* _Supplied information_:
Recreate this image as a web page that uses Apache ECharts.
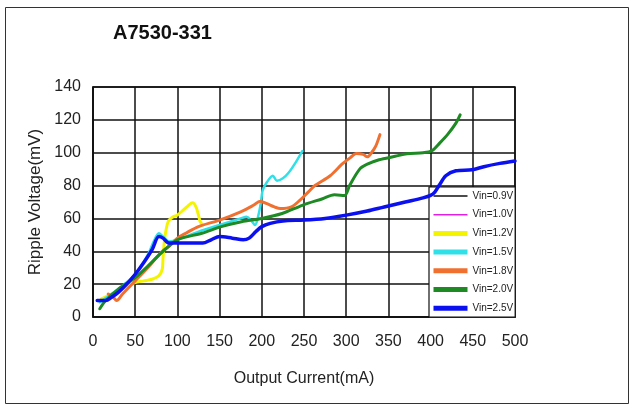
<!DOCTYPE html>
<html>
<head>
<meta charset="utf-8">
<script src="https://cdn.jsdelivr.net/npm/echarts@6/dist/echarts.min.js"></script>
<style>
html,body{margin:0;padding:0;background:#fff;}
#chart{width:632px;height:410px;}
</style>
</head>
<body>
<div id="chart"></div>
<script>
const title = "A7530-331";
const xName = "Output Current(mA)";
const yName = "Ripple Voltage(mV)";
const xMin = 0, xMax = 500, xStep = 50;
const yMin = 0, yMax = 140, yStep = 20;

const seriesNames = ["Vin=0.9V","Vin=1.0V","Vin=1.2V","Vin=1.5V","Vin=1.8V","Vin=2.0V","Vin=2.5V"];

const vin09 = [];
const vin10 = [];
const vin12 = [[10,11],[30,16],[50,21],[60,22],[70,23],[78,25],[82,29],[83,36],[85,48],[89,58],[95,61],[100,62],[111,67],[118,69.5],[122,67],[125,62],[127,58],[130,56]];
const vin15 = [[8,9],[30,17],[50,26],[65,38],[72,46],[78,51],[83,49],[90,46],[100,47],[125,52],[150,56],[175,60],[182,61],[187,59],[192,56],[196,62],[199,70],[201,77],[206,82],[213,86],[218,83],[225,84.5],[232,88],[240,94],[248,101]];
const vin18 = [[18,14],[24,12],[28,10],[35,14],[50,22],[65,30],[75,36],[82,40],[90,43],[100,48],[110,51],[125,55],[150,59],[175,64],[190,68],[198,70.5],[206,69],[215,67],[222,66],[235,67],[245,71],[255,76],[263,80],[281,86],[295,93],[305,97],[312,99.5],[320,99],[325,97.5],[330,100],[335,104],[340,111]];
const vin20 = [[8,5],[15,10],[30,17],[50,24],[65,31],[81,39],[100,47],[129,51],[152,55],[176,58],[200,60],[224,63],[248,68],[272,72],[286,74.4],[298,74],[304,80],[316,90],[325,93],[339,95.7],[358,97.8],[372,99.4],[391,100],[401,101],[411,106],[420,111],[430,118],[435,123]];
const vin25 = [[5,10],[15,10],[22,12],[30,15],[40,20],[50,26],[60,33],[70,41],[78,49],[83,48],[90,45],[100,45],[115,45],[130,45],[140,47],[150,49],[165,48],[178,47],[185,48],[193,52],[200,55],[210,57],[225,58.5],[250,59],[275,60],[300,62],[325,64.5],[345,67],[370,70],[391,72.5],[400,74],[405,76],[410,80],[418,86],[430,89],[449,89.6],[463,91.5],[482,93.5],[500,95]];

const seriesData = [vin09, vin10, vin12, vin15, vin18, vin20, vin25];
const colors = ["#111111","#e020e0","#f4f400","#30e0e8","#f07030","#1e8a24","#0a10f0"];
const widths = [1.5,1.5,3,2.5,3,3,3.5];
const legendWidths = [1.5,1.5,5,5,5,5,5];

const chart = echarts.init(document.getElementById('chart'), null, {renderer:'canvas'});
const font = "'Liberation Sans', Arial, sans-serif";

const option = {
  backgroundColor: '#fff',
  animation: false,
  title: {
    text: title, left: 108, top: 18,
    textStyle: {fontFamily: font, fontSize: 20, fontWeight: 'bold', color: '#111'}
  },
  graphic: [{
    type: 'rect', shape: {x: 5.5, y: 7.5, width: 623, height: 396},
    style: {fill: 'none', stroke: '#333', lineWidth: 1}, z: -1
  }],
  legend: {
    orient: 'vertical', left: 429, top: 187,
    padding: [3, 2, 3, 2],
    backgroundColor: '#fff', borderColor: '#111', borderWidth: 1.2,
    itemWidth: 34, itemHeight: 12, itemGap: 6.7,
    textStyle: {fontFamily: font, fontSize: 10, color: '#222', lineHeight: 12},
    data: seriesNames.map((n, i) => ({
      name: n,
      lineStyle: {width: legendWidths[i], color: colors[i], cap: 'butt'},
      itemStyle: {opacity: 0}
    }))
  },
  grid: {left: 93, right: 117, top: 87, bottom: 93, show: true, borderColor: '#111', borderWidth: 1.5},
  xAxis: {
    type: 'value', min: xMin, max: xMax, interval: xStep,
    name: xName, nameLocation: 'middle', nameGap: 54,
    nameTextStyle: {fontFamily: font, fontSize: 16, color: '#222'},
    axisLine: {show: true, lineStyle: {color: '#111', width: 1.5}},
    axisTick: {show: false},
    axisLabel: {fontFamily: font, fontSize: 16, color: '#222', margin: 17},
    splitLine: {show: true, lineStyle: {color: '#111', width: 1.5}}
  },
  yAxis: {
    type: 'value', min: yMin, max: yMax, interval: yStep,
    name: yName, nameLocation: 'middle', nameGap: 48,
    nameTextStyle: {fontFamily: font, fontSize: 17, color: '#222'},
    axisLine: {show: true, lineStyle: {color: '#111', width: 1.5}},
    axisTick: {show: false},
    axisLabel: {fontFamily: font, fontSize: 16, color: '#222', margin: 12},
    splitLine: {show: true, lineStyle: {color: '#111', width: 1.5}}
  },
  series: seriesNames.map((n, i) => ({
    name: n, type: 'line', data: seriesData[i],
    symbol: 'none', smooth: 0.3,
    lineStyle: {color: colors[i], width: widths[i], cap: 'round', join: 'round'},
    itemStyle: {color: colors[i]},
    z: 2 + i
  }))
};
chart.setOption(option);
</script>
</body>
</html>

* _What needs to be done_:
Go through the listing above and write it all out exactly, leaving out any picture.

* _Response to this task_:
Recreate this image as a web page that uses Apache ECharts.
<!DOCTYPE html>
<html>
<head>
<meta charset="utf-8">
<script src="https://cdn.jsdelivr.net/npm/echarts@6/dist/echarts.min.js"></script>
<style>
html,body{margin:0;padding:0;background:#fff;}
#chart{width:632px;height:410px;}
</style>
</head>
<body>
<div id="chart"></div>
<script>
const title = "A7530-331";
const xName = "Output Current(mA)";
const yName = "Ripple Voltage(mV)";
const xMin = 0, xMax = 500, xStep = 50;
const yMin = 0, yMax = 140, yStep = 20;

const seriesNames = ["Vin=0.9V","Vin=1.0V","Vin=1.2V","Vin=1.5V","Vin=1.8V","Vin=2.0V","Vin=2.5V"];

const vin09 = [];
const vin10 = [];
const vin12 = [[10,11],[30,16],[50,21],[60,22],[70,23],[78,25],[82,29],[83,36],[85,48],[89,58],[95,61],[100,62],[111,67],[118,69.5],[122,67],[125,62],[127,58],[130,56]];
const vin15 = [[8,9],[30,17],[50,26],[65,38],[72,46],[78,51],[83,49],[90,46],[100,47],[125,52],[150,56],[175,60],[182,61],[187,59],[192,56],[196,62],[199,70],[201,77],[206,82],[213,86],[218,83],[225,84.5],[232,88],[240,94],[248,101]];
const vin18 = [[18,14],[24,12],[28,10],[35,14],[50,22],[65,30],[75,36],[82,40],[90,43],[100,48],[110,51],[125,55],[150,59],[175,64],[190,68],[198,70.5],[206,69],[215,67],[222,66],[235,67],[245,71],[255,76],[263,80],[281,86],[295,93],[305,97],[312,99.5],[320,99],[325,97.5],[330,100],[335,104],[340,111]];
const vin20 = [[8,5],[15,10],[30,17],[50,24],[65,31],[81,39],[100,47],[129,51],[152,55],[176,58],[200,60],[224,63],[248,68],[272,72],[286,74.4],[298,74],[304,80],[316,90],[325,93],[339,95.7],[358,97.8],[372,99.4],[391,100],[401,101],[411,106],[420,111],[430,118],[435,123]];
const vin25 = [[5,10],[15,10],[22,12],[30,15],[40,20],[50,26],[60,33],[70,41],[78,49],[83,48],[90,45],[100,45],[115,45],[130,45],[140,47],[150,49],[165,48],[178,47],[185,48],[193,52],[200,55],[210,57],[225,58.5],[250,59],[275,60],[300,62],[325,64.5],[345,67],[370,70],[391,72.5],[400,74],[405,76],[410,80],[418,86],[430,89],[449,89.6],[463,91.5],[482,93.5],[500,95]];

const seriesData = [vin09, vin10, vin12, vin15, vin18, vin20, vin25];
const colors = ["#111111","#e020e0","#f4f400","#30e0e8","#f07030","#1e8a24","#0a10f0"];
const widths = [1.5,1.5,3,2.5,3,3,3.5];
const legendWidths = [1.5,1.5,5,5,5,5,5];

const chart = echarts.init(document.getElementById('chart'), null, {renderer:'canvas'});
const font = "'Liberation Sans', Arial, sans-serif";

const option = {
  backgroundColor: '#fff',
  animation: false,
  title: {
    text: title, left: 108, top: 18,
    textStyle: {fontFamily: font, fontSize: 20, fontWeight: 'bold', color: '#111'}
  },
  graphic: [{
    type: 'rect', shape: {x: 5.5, y: 7.5, width: 623, height: 396},
    style: {fill: 'none', stroke: '#333', lineWidth: 1}, z: -1
  }],
  legend: {
    orient: 'vertical', left: 429, top: 187,
    padding: [3, 2, 3, 2],
    backgroundColor: '#fff', borderColor: '#111', borderWidth: 1.2,
    itemWidth: 34, itemHeight: 12, itemGap: 6.7,
    textStyle: {fontFamily: font, fontSize: 10, color: '#222', lineHeight: 12},
    data: seriesNames.map((n, i) => ({
      name: n,
      lineStyle: {width: legendWidths[i], color: colors[i], cap: 'butt'},
      itemStyle: {opacity: 0}
    }))
  },
  grid: {left: 93, right: 117, top: 87, bottom: 93, show: true, borderColor: '#111', borderWidth: 1.5},
  xAxis: {
    type: 'value', min: xMin, max: xMax, interval: xStep,
    name: xName, nameLocation: 'middle', nameGap: 54,
    nameTextStyle: {fontFamily: font, fontSize: 16, color: '#222'},
    axisLine: {show: true, lineStyle: {color: '#111', width: 1.5}},
    axisTick: {show: false},
    axisLabel: {fontFamily: font, fontSize: 16, color: '#222', margin: 17},
    splitLine: {show: true, lineStyle: {color: '#111', width: 1.5}}
  },
  yAxis: {
    type: 'value', min: yMin, max: yMax, interval: yStep,
    name: yName, nameLocation: 'middle', nameGap: 48,
    nameTextStyle: {fontFamily: font, fontSize: 17, color: '#222'},
    axisLine: {show: true, lineStyle: {color: '#111', width: 1.5}},
    axisTick: {show: false},
    axisLabel: {fontFamily: font, fontSize: 16, color: '#222', margin: 12},
    splitLine: {show: true, lineStyle: {color: '#111', width: 1.5}}
  },
  series: seriesNames.map((n, i) => ({
    name: n, type: 'line', data: seriesData[i],
    symbol: 'none', smooth: 0.3,
    lineStyle: {color: colors[i], width: widths[i], cap: 'round', join: 'round'},
    itemStyle: {color: colors[i]},
    z: 2 + i
  }))
};
chart.setOption(option);
</script>
</body>
</html>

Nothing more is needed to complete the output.